* Dataset extract *
• • • • •
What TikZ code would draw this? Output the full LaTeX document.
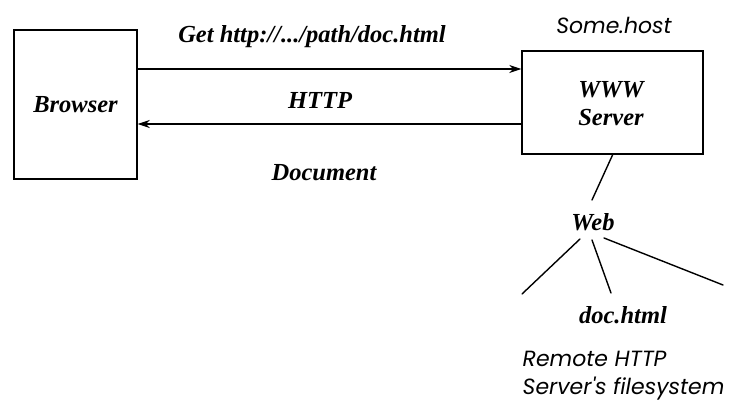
\documentclass[tikz,border=0pt]{standalone}
\usepackage{fontspec}
\setmainfont{Liberation Serif}
\newfontfamily\gothic{Poppins}
\usetikzlibrary{arrows.meta}
\begin{document}
\begin{tikzpicture}[x=1pt,y=-1pt,
  line width=1.4pt,
  label/.style={font=\fontsize{24.5}{26}\selectfont\bfseries\itshape, inner sep=0pt, align=center},
  note/.style={font=\fontsize{22}{28}\selectfont\gothic\itshape, inner sep=0pt, align=left},
  box/.style={draw, inner sep=0pt},
  msg/.style={-{Stealth[length=12pt,width=8pt]}},
  branch/.style={line cap=round}]
\useasboundingbox (0,0) rectangle (731,411);

% the two hosts
\node[box, minimum width=123pt, minimum height=149pt] (browser) at (75.5,104.5) {};
\node[label] at (browser.center) {Browser};
\node[box, minimum width=181pt, minimum height=103pt] (server) at (612.5,102.5) {};
\node[label] (srvtext) at (611,104) {WWW\\[2pt]Server};
\node[note] (host) at (614,25) {Some.host};

% request and response
\coordinate (reqA) at (browser.east |- 0,69);
\coordinate (reqB) at (server.west |- 0,69);
\coordinate (resA) at (server.west |- 0,124);
\coordinate (resB) at (browser.east |- 0,124);
\draw[msg] (reqA) -- (reqB);
\draw[msg] (resA) -- (resB);
\node[label] (get) at (312,37) {Get http://.../path/doc.html};
\node[label] (proto) at (320,100) {HTTP};
\node[label] (doc) at (324,173) {Document};

% remote file tree
\node[label] (web) at (593,222) {Web};
\coordinate (srvfoot) at (613,154);
\coordinate (webtop) at (592,200);
\draw[branch] (srvfoot) -- (webtop);
\coordinate (w1) at (580,239);
\coordinate (w2) at (592,240);
\coordinate (w3) at (604,238);
\coordinate (leafA) at (522,294);
\coordinate (leafB) at (611,293);
\coordinate (leafC) at (723,285);
\draw[branch] (w1) -- (leafA);
\draw[branch] (w2) -- (leafB);
\draw[branch] (w3) -- (leafC);
\node[label] (file) at (623,315) {doc.html};
\node[note, anchor=west] (fs) at (522,376) {Remote HTTP\\Server's filesystem};
\end{tikzpicture}
\end{document}
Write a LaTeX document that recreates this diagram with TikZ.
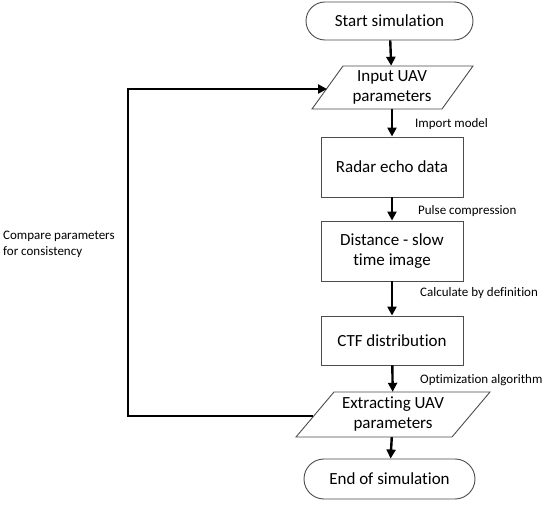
• • • • •
* Aim of the task *
Produce an exact copy of each line of data, skipping embedded images.

* The reply *
What TikZ code would draw this? Output the full LaTeX document.
\documentclass[tikz,border=0pt]{standalone}
\usepackage{fontspec}
\setmainfont{Liberation Serif}
\newfontfamily\gothic{Poppins}
\usetikzlibrary{arrows.meta}
\begin{document}
\begin{tikzpicture}[x=1pt,y=-1pt,
  line width=1.4pt,
  label/.style={font=\fontsize{24.5}{26}\selectfont\bfseries\itshape, inner sep=0pt, align=center},
  note/.style={font=\fontsize{22}{28}\selectfont\gothic\itshape, inner sep=0pt, align=left},
  box/.style={draw, inner sep=0pt},
  msg/.style={-{Stealth[length=12pt,width=8pt]}},
  branch/.style={line cap=round}]
\useasboundingbox (0,0) rectangle (731,411);

% the two hosts
\node[box, minimum width=123pt, minimum height=149pt] (browser) at (75.5,104.5) {};
\node[label] at (browser.center) {Browser};
\node[box, minimum width=181pt, minimum height=103pt] (server) at (612.5,102.5) {};
\node[label] (srvtext) at (611,104) {WWW\\[2pt]Server};
\node[note] (host) at (614,25) {Some.host};

% request and response
\coordinate (reqA) at (browser.east |- 0,69);
\coordinate (reqB) at (server.west |- 0,69);
\coordinate (resA) at (server.west |- 0,124);
\coordinate (resB) at (browser.east |- 0,124);
\draw[msg] (reqA) -- (reqB);
\draw[msg] (resA) -- (resB);
\node[label] (get) at (312,37) {Get http://.../path/doc.html};
\node[label] (proto) at (320,100) {HTTP};
\node[label] (doc) at (324,173) {Document};

% remote file tree
\node[label] (web) at (593,222) {Web};
\coordinate (srvfoot) at (613,154);
\coordinate (webtop) at (592,200);
\draw[branch] (srvfoot) -- (webtop);
\coordinate (w1) at (580,239);
\coordinate (w2) at (592,240);
\coordinate (w3) at (604,238);
\coordinate (leafA) at (522,294);
\coordinate (leafB) at (611,293);
\coordinate (leafC) at (723,285);
\draw[branch] (w1) -- (leafA);
\draw[branch] (w2) -- (leafB);
\draw[branch] (w3) -- (leafC);
\node[label] (file) at (623,315) {doc.html};
\node[note, anchor=west] (fs) at (522,376) {Remote HTTP\\Server's filesystem};
\end{tikzpicture}
\end{document}
Write a LaTeX document that recreates this diagram with TikZ.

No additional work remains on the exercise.